[Start Information provided]

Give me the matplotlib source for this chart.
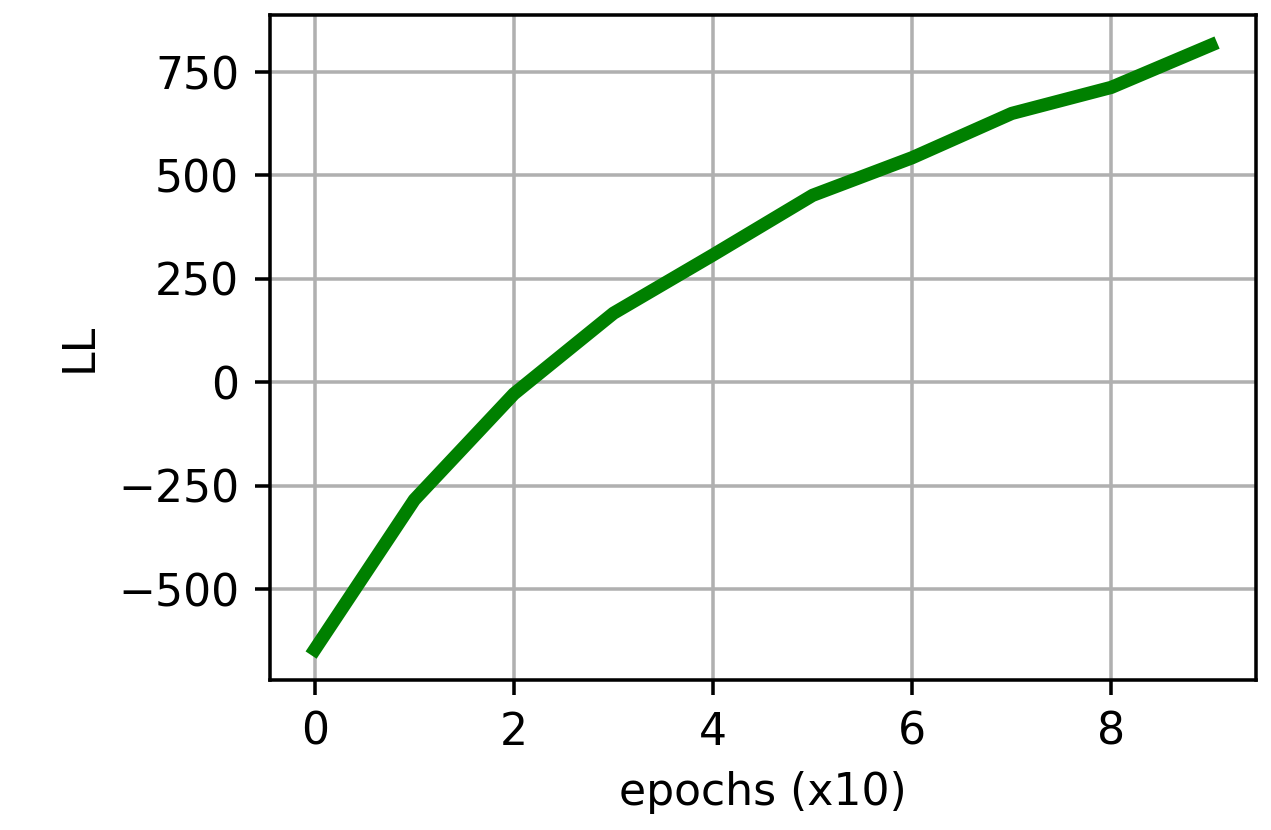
import matplotlib
matplotlib.use("Agg")
import matplotlib.pyplot as plt

# Log-likelihood recorded every 10 epochs
epochs = list(range(10))
log_likelihood = [-646, -284, -28, 167, 308, 452, 543, 650, 713, 815]

DPI = 318
fig = plt.figure(figsize=(1271 / DPI, 830 / DPI), dpi=DPI)
ax = fig.add_axes([0.2124, 0.181, 0.7756, 0.801])

ax.plot(epochs, log_likelihood, color="g", linewidth=3)
ax.set_xlabel("epochs (x10)")
ax.set_ylabel("LL")
ax.set_yticks([-500, -250, 0, 250, 500, 750])
ax.grid(True)

fig.savefig("out.png", dpi=DPI)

[End Information provided]

# Goal
Transcribe each line above verbatim, with the pictures left out.

# Reply
Give me the matplotlib source for this chart.
import matplotlib
matplotlib.use("Agg")
import matplotlib.pyplot as plt

# Log-likelihood recorded every 10 epochs
epochs = list(range(10))
log_likelihood = [-646, -284, -28, 167, 308, 452, 543, 650, 713, 815]

DPI = 318
fig = plt.figure(figsize=(1271 / DPI, 830 / DPI), dpi=DPI)
ax = fig.add_axes([0.2124, 0.181, 0.7756, 0.801])

ax.plot(epochs, log_likelihood, color="g", linewidth=3)
ax.set_xlabel("epochs (x10)")
ax.set_ylabel("LL")
ax.set_yticks([-500, -250, 0, 250, 500, 750])
ax.grid(True)

fig.savefig("out.png", dpi=DPI)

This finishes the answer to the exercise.